Friday, April 18, 2014

Heaven Is For Real! (and so is necromancy)

Several Bible passages should cause Christians to question (and ultimately reject) accounts of heaven tourism, such as that related in the book Heaven is for Real (the film version of which is now out in theaters). One could note the many differences between the saccharine images painted by modern authors and the accounts of strange and glorious heavenly visions found in the Bible. Or one could note  that the Apostle Paul indicated that when he was caught up into Heaven, he indicated that neither he nor anyone else was permitted to speak concerning the details of Paradise (2 Cor 12:1-4; this may be one reason why the other biblical accounts of heavenly visions regularly seem to incorporate symbolic of apocalyptic images).

As John Piper recently indicated, however [HT:: Justin Taylor], there is no need for systematic or even biblical-theological formulation in order to understand why Christians should reject these currently-popular books (and now a film) on trips to Heaven.
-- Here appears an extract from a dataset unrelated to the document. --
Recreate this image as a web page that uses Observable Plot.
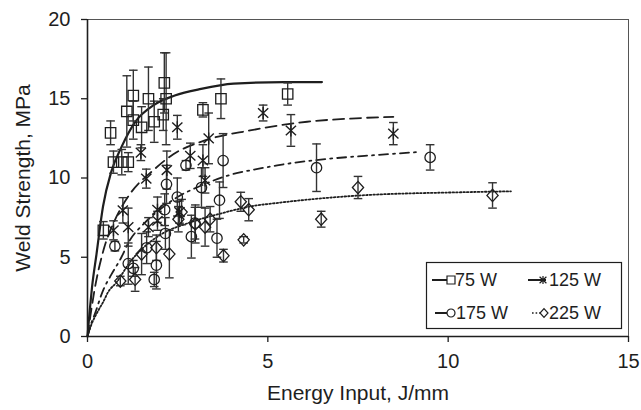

Rather, these accounts are a direct contradiction of the point that the LORD is making in Isaiah 8:19, And when they say to you, “Inquire of the mediums and the necromancers who chirp and mutter,” should not a people inquire of their God? Should they inquire of the dead on behalf of the living? "Necromancer" is a term that refers to someone who seeks communication with the deceased; the authors or subjects of books like Heaven is for Real claim to have been dead or to have entered a deathlike state. Piper notes:

God’s beef with necromancy is that it belittles the sufficiency of his communication. Why would you inquire of the dead to find out what you want to know instead of inquiring of me? And if they say: Well, I have inquired of you and you didn’t tell me what I want to know. He would say: Well, that is your problem. I have told you what you need to know. You don’t need to know about such and such if I haven’t told you. And, in fact, if you go trying to inquire about such and such that I haven’t told you, you are dishonoring me. So that is the nature of the argument. And, therefore, I think the prohibition of séances and necromancy applies to this kind of thing and people ought to stop writing those books.